3. Muitos desiludiram-se com Francisco. Mas deste modo, como disse recentemente o jesuíta Michael Bordt à Der Spiegel: "Sim, ele está a desiludir muitos, tanto as pessoas que gostariam que pactuasse com a Cúria como os conservadores. O Papa é realmente alguém que sabe desiludir. Faz o que julga correcto, independentemente de os outros considerarem isso fantástico ou não. É-lhe indiferente o que os outros pensam dele." O seu caminho é o de Jesus.

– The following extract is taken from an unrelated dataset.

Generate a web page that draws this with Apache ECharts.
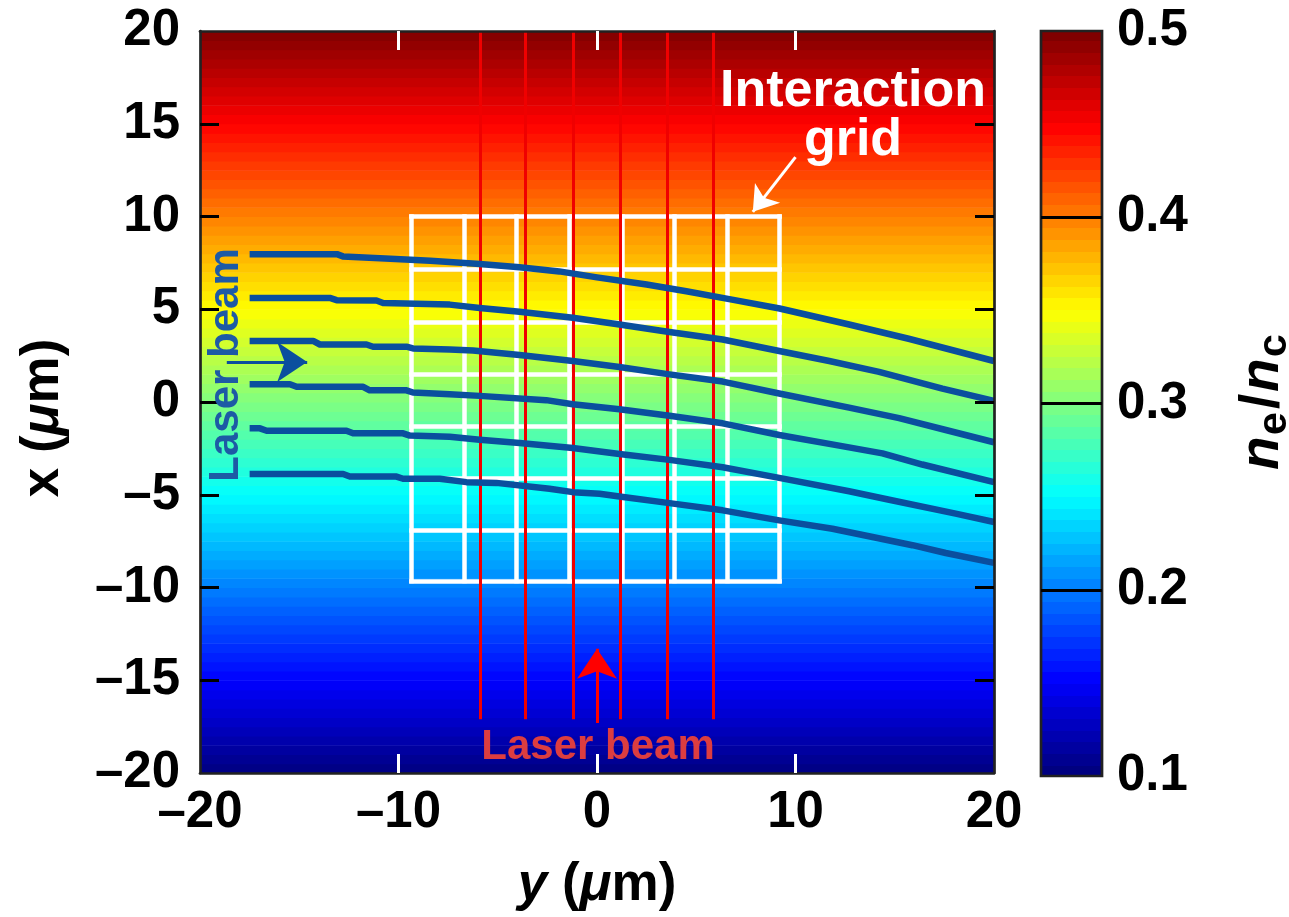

Que assim é mostrou-o, mais uma vez, no discurso de boas-festas natalícias à Cúria. Consciente da dificuldade em reformá-la, afirmou que lhe vem à mente "a simpática e significativa expressão de monsenhor Frédéric-François-Xavier De Mérode: "Fazer a reforma em Roma é como limpar a Esfinge do Egipto com uma escova de dentes."" Reconhecendo "a universalidade do serviço da Cúria que provém e brota da catolicidade do ministério petrino", que designa como "primado diaconal", previne: "Uma Cúria encerrada em si mesma atraiçoaria o objectivo da sua existência e cairia na auto-referencialidade, que a condenaria à autodestruição." Neste contexto, exigiu a necessidade de "superar a desequilibrada e degenerada lógica das intrigas e dos pequenos grupos que na realidade representam, apesar das suas justificações e boas intenções, um cancro que leva à auto-referencialidade, que se infiltra também nos organismos eclesiásticos enquanto tais e, em particular, nas pessoas que neles trabalham". Outro perigo: "O dos traidores da confiança ou dos que se aproveitam da maternidade da Igreja, isto é, pessoas que foram seleccionadas com cuidado para dar maior vigor ao corpo e à reforma, mas, ao não compreender a importância das suas responsabilidades, se deixam corromper pela ambição e a vanglória e, quando são delicadamente afastados, autodeclaram-se equivocadamente mártires do sistema, do "Papa desinformado", da "velha guarda"..., em vez de entoarem o mea culpa."